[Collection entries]
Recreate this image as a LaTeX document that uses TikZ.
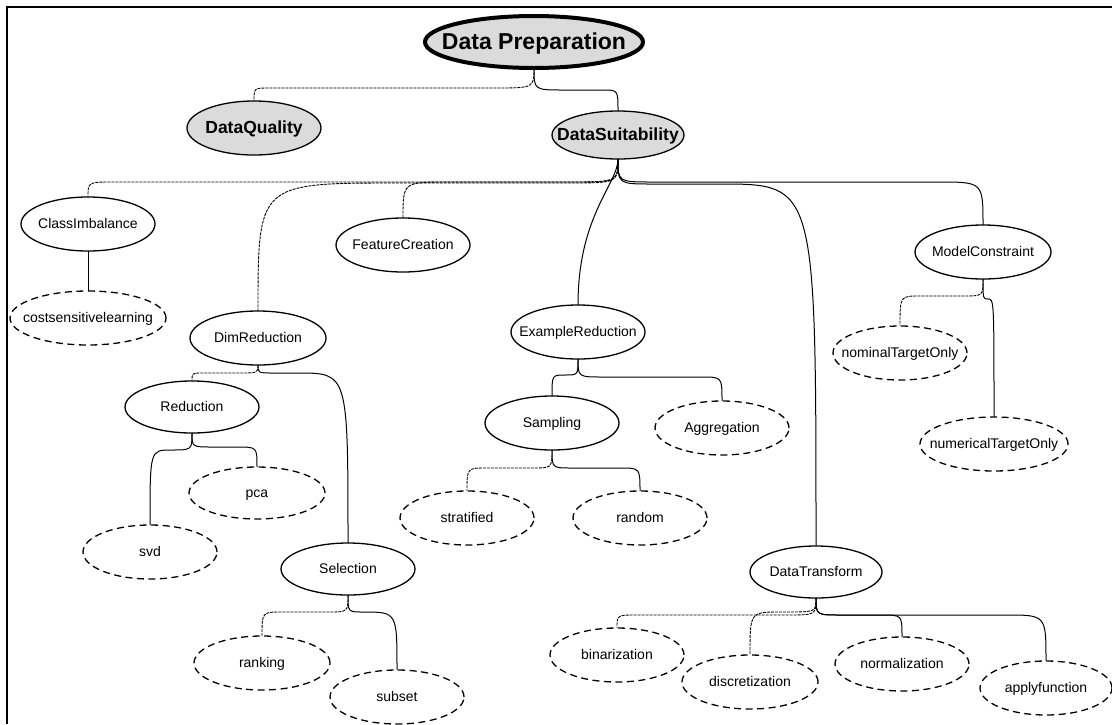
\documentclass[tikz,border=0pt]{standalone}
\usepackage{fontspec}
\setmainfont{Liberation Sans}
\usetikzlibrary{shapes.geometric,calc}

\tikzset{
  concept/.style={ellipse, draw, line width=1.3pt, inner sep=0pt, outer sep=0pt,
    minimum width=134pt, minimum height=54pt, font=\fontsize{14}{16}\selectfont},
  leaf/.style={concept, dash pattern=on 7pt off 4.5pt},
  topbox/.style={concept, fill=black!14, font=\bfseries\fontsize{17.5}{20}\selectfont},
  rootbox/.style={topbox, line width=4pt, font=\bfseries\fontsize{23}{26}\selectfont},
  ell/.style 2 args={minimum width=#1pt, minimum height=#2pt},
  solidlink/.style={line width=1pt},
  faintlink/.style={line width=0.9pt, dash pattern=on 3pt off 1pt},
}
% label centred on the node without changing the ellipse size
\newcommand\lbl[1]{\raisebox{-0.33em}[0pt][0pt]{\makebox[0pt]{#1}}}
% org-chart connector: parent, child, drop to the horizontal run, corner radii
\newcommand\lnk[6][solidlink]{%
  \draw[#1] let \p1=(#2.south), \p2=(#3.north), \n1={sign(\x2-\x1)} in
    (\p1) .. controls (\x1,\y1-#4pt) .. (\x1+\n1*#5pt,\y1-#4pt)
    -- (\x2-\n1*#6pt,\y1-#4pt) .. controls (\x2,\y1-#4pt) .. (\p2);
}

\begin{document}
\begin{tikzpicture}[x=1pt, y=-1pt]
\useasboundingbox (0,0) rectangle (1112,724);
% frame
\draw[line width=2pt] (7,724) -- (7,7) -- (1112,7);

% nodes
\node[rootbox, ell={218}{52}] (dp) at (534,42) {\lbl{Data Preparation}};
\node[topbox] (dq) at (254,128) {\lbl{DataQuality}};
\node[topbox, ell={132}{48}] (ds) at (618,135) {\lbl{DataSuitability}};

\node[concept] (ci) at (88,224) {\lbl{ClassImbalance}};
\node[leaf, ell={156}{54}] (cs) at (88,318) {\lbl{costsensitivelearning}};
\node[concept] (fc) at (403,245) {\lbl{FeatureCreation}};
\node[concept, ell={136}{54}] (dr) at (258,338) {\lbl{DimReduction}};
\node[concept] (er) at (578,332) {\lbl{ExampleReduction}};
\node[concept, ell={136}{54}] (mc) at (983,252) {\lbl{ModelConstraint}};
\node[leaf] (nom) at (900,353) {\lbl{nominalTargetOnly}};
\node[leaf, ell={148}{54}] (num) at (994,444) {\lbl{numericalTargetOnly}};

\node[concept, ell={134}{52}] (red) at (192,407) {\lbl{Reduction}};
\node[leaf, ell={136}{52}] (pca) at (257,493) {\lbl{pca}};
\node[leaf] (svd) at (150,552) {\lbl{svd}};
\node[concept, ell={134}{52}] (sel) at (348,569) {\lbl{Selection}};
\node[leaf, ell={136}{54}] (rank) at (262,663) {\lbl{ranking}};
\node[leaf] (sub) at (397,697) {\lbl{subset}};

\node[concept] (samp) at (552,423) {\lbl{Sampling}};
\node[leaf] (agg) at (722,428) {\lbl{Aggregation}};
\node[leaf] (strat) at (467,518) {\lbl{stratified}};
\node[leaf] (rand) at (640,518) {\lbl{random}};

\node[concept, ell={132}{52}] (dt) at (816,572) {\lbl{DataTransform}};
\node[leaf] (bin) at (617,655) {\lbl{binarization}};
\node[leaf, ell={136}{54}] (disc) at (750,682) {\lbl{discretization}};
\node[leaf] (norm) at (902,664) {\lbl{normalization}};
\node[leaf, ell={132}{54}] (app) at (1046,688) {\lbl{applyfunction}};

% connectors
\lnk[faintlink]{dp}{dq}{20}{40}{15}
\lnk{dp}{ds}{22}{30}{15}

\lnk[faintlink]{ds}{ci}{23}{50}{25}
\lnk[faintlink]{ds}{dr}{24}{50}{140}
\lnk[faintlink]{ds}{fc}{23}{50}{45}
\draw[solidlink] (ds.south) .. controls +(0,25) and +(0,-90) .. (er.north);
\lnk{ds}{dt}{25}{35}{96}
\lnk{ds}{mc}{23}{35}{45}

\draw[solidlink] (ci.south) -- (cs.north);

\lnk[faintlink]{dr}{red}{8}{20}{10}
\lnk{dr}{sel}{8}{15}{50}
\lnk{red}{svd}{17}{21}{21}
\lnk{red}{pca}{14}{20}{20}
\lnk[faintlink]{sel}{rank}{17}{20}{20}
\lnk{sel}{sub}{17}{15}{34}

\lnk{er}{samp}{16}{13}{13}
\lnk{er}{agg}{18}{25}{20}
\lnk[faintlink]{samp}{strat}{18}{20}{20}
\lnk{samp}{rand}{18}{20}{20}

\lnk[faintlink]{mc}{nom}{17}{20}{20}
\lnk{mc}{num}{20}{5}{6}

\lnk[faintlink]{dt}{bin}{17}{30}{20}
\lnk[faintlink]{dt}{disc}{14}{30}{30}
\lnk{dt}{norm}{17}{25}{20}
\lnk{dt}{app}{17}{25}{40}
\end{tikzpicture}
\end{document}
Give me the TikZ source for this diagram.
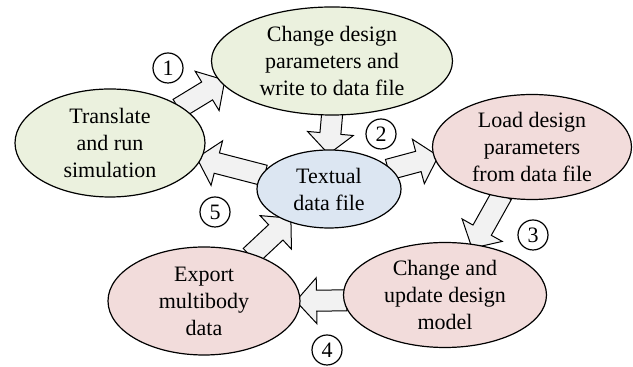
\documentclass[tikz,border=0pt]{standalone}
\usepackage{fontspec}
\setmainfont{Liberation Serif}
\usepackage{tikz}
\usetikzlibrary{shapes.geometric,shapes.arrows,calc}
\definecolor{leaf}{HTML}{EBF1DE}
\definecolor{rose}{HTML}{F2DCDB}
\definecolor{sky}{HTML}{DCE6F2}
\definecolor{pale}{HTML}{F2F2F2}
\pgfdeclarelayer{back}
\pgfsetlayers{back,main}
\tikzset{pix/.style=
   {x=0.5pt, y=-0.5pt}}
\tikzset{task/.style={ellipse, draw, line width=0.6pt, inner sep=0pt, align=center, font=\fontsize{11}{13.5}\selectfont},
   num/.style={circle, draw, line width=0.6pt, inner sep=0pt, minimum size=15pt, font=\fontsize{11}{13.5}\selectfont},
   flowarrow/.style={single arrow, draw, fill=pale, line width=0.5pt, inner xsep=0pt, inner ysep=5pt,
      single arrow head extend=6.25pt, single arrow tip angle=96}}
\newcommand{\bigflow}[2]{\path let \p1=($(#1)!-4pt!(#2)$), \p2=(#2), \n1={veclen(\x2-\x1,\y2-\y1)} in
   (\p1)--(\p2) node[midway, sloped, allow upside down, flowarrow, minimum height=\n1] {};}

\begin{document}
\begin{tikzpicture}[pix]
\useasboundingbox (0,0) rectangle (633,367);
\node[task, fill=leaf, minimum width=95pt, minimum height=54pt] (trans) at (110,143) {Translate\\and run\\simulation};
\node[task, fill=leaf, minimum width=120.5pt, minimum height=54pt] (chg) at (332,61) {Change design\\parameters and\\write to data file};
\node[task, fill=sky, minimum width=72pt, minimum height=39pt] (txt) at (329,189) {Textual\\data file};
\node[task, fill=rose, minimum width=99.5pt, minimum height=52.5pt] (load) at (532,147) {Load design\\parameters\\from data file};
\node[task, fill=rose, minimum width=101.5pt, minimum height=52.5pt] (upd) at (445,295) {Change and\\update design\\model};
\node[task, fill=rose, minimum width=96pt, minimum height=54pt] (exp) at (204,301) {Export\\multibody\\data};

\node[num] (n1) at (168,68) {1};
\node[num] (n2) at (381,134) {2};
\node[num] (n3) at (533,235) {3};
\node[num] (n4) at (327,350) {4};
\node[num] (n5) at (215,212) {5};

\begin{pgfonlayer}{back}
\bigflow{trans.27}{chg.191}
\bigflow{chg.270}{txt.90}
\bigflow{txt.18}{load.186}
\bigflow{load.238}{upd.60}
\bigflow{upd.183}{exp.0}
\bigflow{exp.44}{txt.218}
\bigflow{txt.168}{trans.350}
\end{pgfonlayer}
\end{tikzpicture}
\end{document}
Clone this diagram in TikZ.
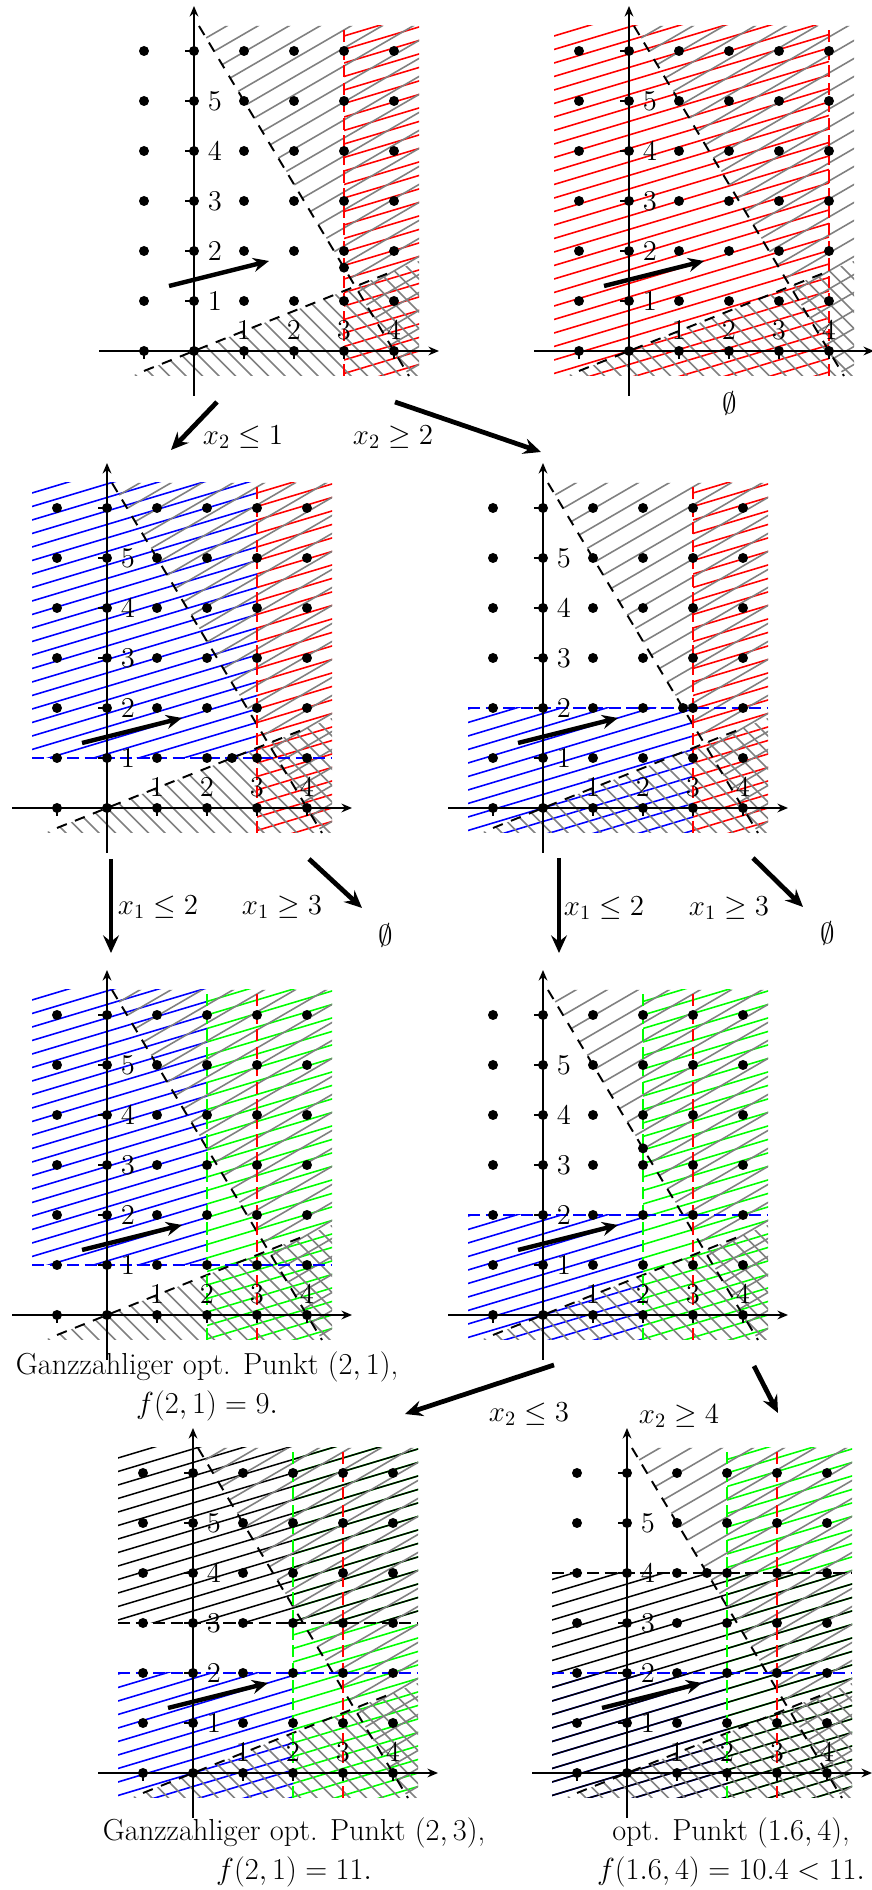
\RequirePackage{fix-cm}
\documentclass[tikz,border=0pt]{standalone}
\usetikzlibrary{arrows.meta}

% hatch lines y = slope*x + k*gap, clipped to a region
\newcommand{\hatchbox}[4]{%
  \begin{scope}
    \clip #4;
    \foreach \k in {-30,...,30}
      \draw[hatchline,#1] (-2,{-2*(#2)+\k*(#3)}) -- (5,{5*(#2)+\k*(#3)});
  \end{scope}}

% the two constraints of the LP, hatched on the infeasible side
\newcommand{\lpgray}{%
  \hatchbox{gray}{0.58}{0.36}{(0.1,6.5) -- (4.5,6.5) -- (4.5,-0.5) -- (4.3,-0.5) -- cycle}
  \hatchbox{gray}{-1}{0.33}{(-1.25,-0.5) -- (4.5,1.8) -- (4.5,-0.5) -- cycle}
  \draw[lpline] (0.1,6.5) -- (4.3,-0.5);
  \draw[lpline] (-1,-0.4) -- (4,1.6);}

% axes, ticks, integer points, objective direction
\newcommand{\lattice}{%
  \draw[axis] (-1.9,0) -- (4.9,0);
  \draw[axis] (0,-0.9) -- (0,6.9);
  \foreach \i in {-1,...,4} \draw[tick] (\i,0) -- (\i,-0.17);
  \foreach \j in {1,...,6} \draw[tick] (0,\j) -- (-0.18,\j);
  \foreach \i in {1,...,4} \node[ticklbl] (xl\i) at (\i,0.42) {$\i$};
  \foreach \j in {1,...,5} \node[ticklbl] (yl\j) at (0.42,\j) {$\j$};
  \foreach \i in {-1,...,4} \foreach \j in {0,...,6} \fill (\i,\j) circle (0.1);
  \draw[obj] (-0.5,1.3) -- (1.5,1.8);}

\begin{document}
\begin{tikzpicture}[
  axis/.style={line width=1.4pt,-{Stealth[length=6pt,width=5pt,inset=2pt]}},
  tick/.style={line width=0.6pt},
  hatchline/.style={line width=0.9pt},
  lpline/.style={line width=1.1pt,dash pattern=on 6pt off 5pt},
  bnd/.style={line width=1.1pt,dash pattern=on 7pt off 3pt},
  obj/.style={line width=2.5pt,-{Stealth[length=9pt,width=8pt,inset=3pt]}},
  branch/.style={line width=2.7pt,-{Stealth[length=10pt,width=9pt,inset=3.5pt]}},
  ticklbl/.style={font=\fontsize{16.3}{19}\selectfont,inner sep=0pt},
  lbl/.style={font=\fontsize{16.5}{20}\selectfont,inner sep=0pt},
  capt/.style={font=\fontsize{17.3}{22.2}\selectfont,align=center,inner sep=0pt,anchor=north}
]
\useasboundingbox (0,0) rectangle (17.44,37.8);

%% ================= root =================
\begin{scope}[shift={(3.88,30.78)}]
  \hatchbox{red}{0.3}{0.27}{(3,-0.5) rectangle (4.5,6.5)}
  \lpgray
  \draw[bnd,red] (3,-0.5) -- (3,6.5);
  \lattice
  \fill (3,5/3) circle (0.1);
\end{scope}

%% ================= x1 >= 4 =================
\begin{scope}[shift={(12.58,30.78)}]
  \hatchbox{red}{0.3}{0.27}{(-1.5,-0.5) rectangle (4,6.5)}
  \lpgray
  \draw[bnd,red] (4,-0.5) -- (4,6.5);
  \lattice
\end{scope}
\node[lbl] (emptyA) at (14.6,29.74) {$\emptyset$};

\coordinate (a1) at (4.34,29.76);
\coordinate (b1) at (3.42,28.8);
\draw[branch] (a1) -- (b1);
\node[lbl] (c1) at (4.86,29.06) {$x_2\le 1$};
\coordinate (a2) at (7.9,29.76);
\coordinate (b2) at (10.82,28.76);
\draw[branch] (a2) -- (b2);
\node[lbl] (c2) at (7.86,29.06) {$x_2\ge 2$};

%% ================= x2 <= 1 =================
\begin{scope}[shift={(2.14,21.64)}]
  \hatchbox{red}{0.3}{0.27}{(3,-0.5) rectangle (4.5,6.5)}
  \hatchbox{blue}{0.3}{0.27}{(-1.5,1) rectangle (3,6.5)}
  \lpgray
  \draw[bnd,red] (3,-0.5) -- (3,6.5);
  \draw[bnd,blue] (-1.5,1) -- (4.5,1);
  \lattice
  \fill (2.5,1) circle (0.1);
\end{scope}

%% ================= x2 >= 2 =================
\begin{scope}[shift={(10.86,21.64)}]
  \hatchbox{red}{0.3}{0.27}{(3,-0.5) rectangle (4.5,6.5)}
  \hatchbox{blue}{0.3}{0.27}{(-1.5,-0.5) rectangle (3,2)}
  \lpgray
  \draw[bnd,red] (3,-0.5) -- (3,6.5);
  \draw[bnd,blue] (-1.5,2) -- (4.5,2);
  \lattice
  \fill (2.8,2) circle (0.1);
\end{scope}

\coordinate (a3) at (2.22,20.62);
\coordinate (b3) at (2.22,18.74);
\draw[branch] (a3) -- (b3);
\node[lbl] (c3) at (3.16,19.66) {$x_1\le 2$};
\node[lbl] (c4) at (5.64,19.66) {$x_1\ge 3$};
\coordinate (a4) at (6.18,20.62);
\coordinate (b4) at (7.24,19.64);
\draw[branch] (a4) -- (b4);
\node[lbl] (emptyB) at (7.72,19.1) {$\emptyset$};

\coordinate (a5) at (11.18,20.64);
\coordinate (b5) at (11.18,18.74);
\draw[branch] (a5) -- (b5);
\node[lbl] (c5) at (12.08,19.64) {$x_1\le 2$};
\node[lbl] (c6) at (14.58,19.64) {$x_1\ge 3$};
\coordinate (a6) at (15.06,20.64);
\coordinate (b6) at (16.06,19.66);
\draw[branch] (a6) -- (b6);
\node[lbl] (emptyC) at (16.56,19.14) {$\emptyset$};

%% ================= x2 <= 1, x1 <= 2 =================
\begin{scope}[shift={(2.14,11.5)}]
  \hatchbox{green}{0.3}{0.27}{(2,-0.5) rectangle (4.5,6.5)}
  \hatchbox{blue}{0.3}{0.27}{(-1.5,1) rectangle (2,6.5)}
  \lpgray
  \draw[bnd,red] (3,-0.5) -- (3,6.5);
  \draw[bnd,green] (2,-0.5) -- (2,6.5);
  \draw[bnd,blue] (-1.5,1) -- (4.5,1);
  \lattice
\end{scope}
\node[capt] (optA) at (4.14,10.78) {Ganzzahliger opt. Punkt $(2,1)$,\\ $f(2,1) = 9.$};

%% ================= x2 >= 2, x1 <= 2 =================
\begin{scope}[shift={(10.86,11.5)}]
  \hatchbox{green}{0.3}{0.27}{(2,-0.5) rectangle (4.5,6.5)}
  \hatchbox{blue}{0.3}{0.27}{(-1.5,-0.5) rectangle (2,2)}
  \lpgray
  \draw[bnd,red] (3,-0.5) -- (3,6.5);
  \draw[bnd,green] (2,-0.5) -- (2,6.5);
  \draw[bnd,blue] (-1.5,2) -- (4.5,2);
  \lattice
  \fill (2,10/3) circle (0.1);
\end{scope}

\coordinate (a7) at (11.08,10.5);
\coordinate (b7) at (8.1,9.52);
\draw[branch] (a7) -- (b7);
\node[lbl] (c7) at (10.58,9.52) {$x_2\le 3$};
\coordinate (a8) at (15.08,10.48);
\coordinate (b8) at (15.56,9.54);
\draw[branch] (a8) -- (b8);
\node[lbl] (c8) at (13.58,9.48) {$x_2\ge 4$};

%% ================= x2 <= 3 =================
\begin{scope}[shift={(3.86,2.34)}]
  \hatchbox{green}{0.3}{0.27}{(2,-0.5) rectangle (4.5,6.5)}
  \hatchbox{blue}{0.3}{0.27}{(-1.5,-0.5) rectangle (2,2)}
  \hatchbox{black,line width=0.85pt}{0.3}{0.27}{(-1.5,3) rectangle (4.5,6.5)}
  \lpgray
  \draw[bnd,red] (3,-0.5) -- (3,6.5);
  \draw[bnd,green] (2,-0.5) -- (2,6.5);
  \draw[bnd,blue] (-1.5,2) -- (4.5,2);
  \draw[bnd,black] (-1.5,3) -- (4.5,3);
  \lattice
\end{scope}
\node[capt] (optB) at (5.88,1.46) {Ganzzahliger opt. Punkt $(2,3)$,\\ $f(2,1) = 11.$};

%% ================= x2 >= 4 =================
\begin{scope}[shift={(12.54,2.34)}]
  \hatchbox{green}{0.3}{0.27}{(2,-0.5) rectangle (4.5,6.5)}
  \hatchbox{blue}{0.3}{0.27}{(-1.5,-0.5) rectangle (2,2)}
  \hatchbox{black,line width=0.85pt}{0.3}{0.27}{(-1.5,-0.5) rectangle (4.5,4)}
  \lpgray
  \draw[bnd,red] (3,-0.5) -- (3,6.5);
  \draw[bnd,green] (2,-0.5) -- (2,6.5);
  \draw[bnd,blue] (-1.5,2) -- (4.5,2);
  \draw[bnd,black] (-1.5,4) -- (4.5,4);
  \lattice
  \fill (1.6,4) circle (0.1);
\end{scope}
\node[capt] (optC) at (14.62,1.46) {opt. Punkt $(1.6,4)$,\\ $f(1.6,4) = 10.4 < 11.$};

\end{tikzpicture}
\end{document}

## Written task:
Print exactly the first line of the entries and every line after it through the one that contains "(ds) at (618,135)", leaving the pictures out.

## Solution:
Recreate this image as a LaTeX document that uses TikZ.
\documentclass[tikz,border=0pt]{standalone}
\usepackage{fontspec}
\setmainfont{Liberation Sans}
\usetikzlibrary{shapes.geometric,calc}

\tikzset{
  concept/.style={ellipse, draw, line width=1.3pt, inner sep=0pt, outer sep=0pt,
    minimum width=134pt, minimum height=54pt, font=\fontsize{14}{16}\selectfont},
  leaf/.style={concept, dash pattern=on 7pt off 4.5pt},
  topbox/.style={concept, fill=black!14, font=\bfseries\fontsize{17.5}{20}\selectfont},
  rootbox/.style={topbox, line width=4pt, font=\bfseries\fontsize{23}{26}\selectfont},
  ell/.style 2 args={minimum width=#1pt, minimum height=#2pt},
  solidlink/.style={line width=1pt},
  faintlink/.style={line width=0.9pt, dash pattern=on 3pt off 1pt},
}
% label centred on the node without changing the ellipse size
\newcommand\lbl[1]{\raisebox{-0.33em}[0pt][0pt]{\makebox[0pt]{#1}}}
% org-chart connector: parent, child, drop to the horizontal run, corner radii
\newcommand\lnk[6][solidlink]{%
  \draw[#1] let \p1=(#2.south), \p2=(#3.north), \n1={sign(\x2-\x1)} in
    (\p1) .. controls (\x1,\y1-#4pt) .. (\x1+\n1*#5pt,\y1-#4pt)
    -- (\x2-\n1*#6pt,\y1-#4pt) .. controls (\x2,\y1-#4pt) .. (\p2);
}

\begin{document}
\begin{tikzpicture}[x=1pt, y=-1pt]
\useasboundingbox (0,0) rectangle (1112,724);
% frame
\draw[line width=2pt] (7,724) -- (7,7) -- (1112,7);

% nodes
\node[rootbox, ell={218}{52}] (dp) at (534,42) {\lbl{Data Preparation}};
\node[topbox] (dq) at (254,128) {\lbl{DataQuality}};
\node[topbox, ell={132}{48}] (ds) at (618,135) {\lbl{DataSuitability}};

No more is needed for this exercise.